Mr. Dunwoody patted Olive’s shoulder. “Math isn’t really her thing. Olive is a very . . . creative girl, aren’t you, Olive?”

Olive nodded, and looked down at the toes of her sneakers.

Mr. Hambert kept up his shiny-cheeked smile. “Well, good for you,” he said, stopping in front of a pair of dark wood doors, carved into shiny raised squares. He pushed them open with a grand gesture.

“The library,” he announced.

Through the doors was a large, dusty room, almost the size of a small ballroom. The wooden floor was a little scratched, and the tiles around the giant fireplace were chipped here and there, but these flaws made the vast room seem cozier. In fact, it looked as though it might have been used yesterday. Long shelves, still covered with rows of embossed leather volumes, stretched from the hardwood floor to the stenciled ceiling. Ladders on wheels, the kind that Olive had only seen in old paintings, were leaning against the shelves so that the very highest books could be reached. There were hundreds, maybe thou6 sands of books, obviously collected by several generations of McMartins.

“The managers of the estate have decided to sell the contents along with the house. Of course, you can dispose of these however you choose,” said Mr. Hambert consolingly, as though so many books would be a terrible bother.

“This room would be just perfect for studying, correcting papers, writing articles . . . don’t you think?” said Mrs. Dunwoody to Mr. Dunwoody dreamily.

“Oh, yes, very cozy,” agreed Mr. Dunwoody. “You know, I don’t believe that we need more time to make up our minds—do you, dear?”

Mr. and Mrs. Dunwoody exchanged another misty look. Then Mr. Dunwoody declared, “We’ll take it.”

Mr. Hambert’s face turned as red as a new potato. He burbled and shone and shook Mr. Dunwoody’s hand, then Mrs. Dunwoody’s hand, then Mr. Dunwoody’s hand again.

“Excellent! Excellent!” he boomed. “Congratulations— perfect house for a family! So big, so full of history . . . A quick look around the second floor, and we can go back to my office and sign the papers!”

They all trooped up the mossy carpet of the staircase, Mr. Hambert in the lead, puffing happily, Mr. and Mrs. Dunwoody following hand in hand, smiling up at the high ceilings as though some lovely algebraic theorem unfolded there. Olive trailed behind, running her hand up the banister and collecting a pile of thick dust. At the top of the stairs, she rolled the dust into a little ball and blew it off of her palm. It floated slowly down, past the banister, past the old wall sconces, into the dark hallway.
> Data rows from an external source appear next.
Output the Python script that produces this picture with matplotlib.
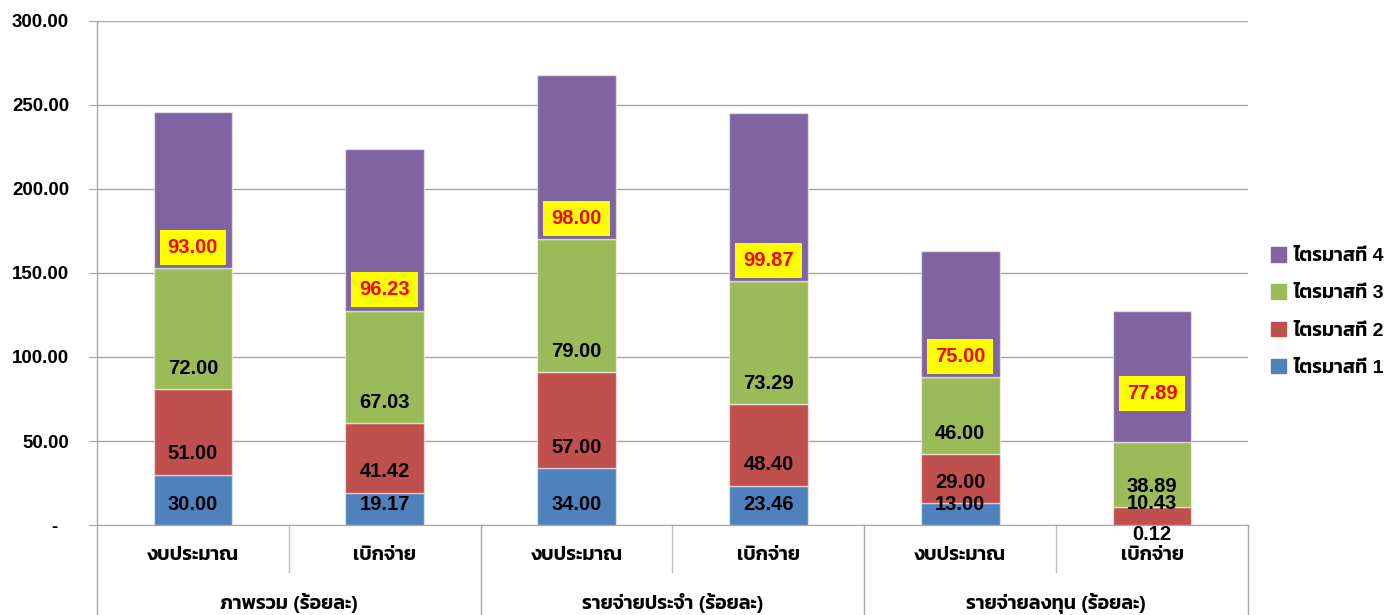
import matplotlib
matplotlib.use('Agg')
import matplotlib.pyplot as plt
from matplotlib.patches import Patch
import matplotlib.transforms as mtransforms

sub_labels = ['งบประมาณ', 'เบิกจ่าย'] * 3
group_labels = ['ภาพรวม (ร้อยละ)', 'รายจ่ายประจำ (ร้อยละ)', 'รายจ่ายลงทุน (ร้อยละ)']
series_names = ['ไตรมาสที่ 1', 'ไตรมาสที่ 2', 'ไตรมาสที่ 3', 'ไตรมาสที่ 4']
q1 = [30.00, 19.17, 34.00, 23.46, 13.00, 0.12]
q2 = [51.00, 41.42, 57.00, 48.40, 29.00, 10.43]
q3 = [72.00, 67.03, 79.00, 73.29, 46.00, 38.89]
q4 = [93.00, 96.23, 98.00, 99.87, 75.00, 77.89]
colors = ['#4F81BD', '#C0504D', '#9BBB59', '#8064A2']

# latin glyphs from Liberation, thai glyphs fall through to Kanit
thai_font = ['Liberation Sans', 'Kanit', 'Noto Sans Thai', 'DejaVu Sans']
num_font = ['Liberation Sans', 'DejaVu Sans']

fig = plt.figure(figsize=(13.84, 6.15), dpi=100)
ax = fig.add_axes([97/1384, 1 - 525/615, (1248 - 97)/1384, (525 - 21)/615])

x = list(range(len(q1)))
bottom = [0.0] * len(x)
for vals, col, name in zip([q1, q2, q3, q4], colors, series_names):
    ax.bar(x, vals, 0.41, bottom=bottom, color=col, edgecolor=(1, 1, 1, 0.5),
           linewidth=1, label=name, zorder=3)
    for i, (v, b) in enumerate(zip(vals, bottom)):
        txt = '%.2f' % v
        if vals is q4:
            lift = 15 if i < 5 else 35
            ax.annotate(txt, (i, b), xytext=(0, lift), textcoords='offset points',
                        ha='center', va='center', fontsize=14.5, fontweight='bold',
                        color='#FF0000', family=num_font, zorder=5,
                        bbox=dict(boxstyle='square,pad=0.4', fc='#FFFF00', ec='none'))
        else:
            lift = 15 if v > 1 else -7
            ax.annotate(txt, (i, b), xytext=(0, lift), textcoords='offset points',
                        ha='center', va='center', fontsize=14.5, fontweight='bold',
                        color='black', family=num_font, zorder=5, annotation_clip=False)
    bottom = [b + v for b, v in zip(bottom, vals)]

ax.set_xlim(-0.5, 5.5)
ax.set_ylim(0, 300)
ax.set_yticks(range(0, 301, 50))
ax.set_yticklabels(['-  '] + ['%.2f' % t for t in range(50, 301, 50)],
                   fontsize=13.5, fontweight='bold', family=num_font)
ax.tick_params(axis='y', length=6, color='#A6A6A6', pad=14)
ax.set_xticks([])
ax.grid(axis='y', color='#A6A6A6', linewidth=1, zorder=0)
for s in ['top', 'right']:
    ax.spines[s].set_visible(False)
ax.spines['bottom'].set_color('#A6A6A6')
ax.spines['left'].set_visible(False)

# category axis: separators and two rows of labels under the plot
trans = mtransforms.blended_transform_factory(ax.transData, fig.transFigure)
y_axis = 1 - 525/615
y_short = 1 - 572/615
for xs in [-0.5, 1.5, 3.5, 5.5]:
    ax.plot([xs, xs], [1 - 21/615 if xs == -0.5 else y_axis, 0], transform=trans,
            color='#A6A6A6', linewidth=1, clip_on=False, zorder=1)
for xs in [0.5, 2.5, 4.5]:
    ax.plot([xs, xs], [y_axis, y_short], transform=trans,
            color='#BFBFBF', linewidth=1, clip_on=False)
for i, lab in enumerate(sub_labels):
    ax.text(i, 1 - 556/615, lab, transform=trans, ha='center', va='center',
            fontsize=14, fontweight='semibold', family=thai_font)
for g, lab in enumerate(group_labels):
    ax.text(2 * g + 0.5, 1 - 603/615, lab, transform=trans, ha='center', va='center',
            fontsize=14, fontweight='semibold', family=thai_font)

handles = [Patch(color=c, label=n) for c, n in zip(colors, series_names)][::-1]
fig.legend(handles=handles, loc='center left', bbox_to_anchor=(1271/1384, 1 - 312/615),
           frameon=False, borderpad=0, borderaxespad=0,
           handlelength=0.78, handleheight=0.78, handletextpad=0.36,
           labelspacing=0.98, prop={'family': thai_font, 'size': 14, 'weight': 'semibold'})

fig.savefig('out.png', dpi=100)
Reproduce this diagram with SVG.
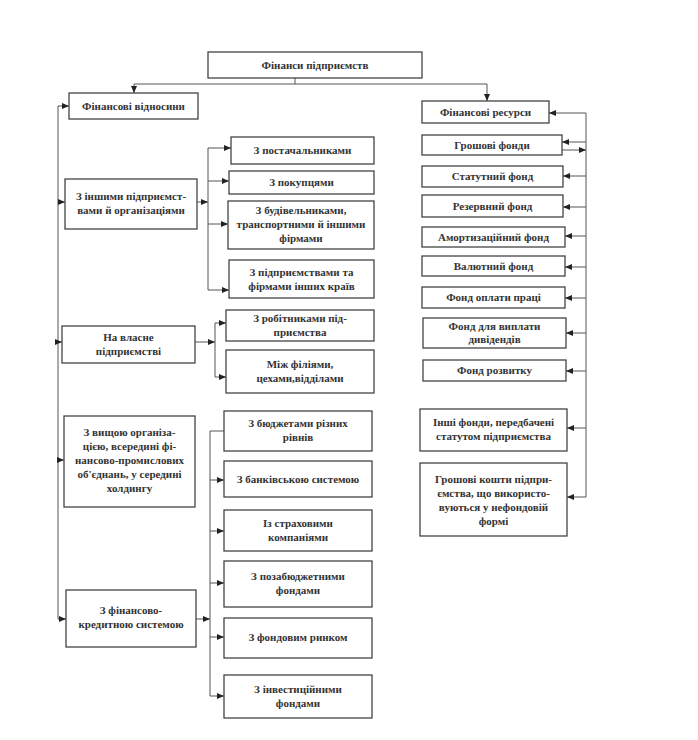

Her parents had disappeared into one of the bedrooms. She could still hear Mr. Hambert shouting “Excellent! Excellent!” every now and again.

Olive stood by herself on the landing and felt the big stone house loom around her. This is our house, she told herself, just to see how it felt. Our house. The words hovered in her mind like candle smoke. Before Olive could quite believe them, they had faded away.

Olive turned in a slow circle. The hall stretched away from her in two directions, dwindling into darkness at both ends. Dim light from one hanging lamp outlined the frames of the pictures on the walls. Behind Olive, at the top of the stairs, was a large painting in a thick gold frame. Olive liked to paint, but she mostly made squiggly designs or imaginary creatures from the books she read. She had never painted anything like this.

Olive peered into the canvas. It was a painting of a forest at night. The twigs of leafless trees made a black web against the sky. A full moon pressed its face through the clouds, touching a path of white stones that led into the dark woods and disappeared. But it seemed to Olive that somewhere—maybe just at the end of that white path, maybe in that darkness where the moonlight couldn’t reach—there was something else within that painting. Something she could almost see.

“Olive?” Mrs. Dunwoody’s head popped through a doorway along the hall. “Don’t you want to see your bedroom?”

Olive walked slowly away from the painting, keeping her eye on it over her shoulder. She would figure it out later, she told herself. She would have plenty of time.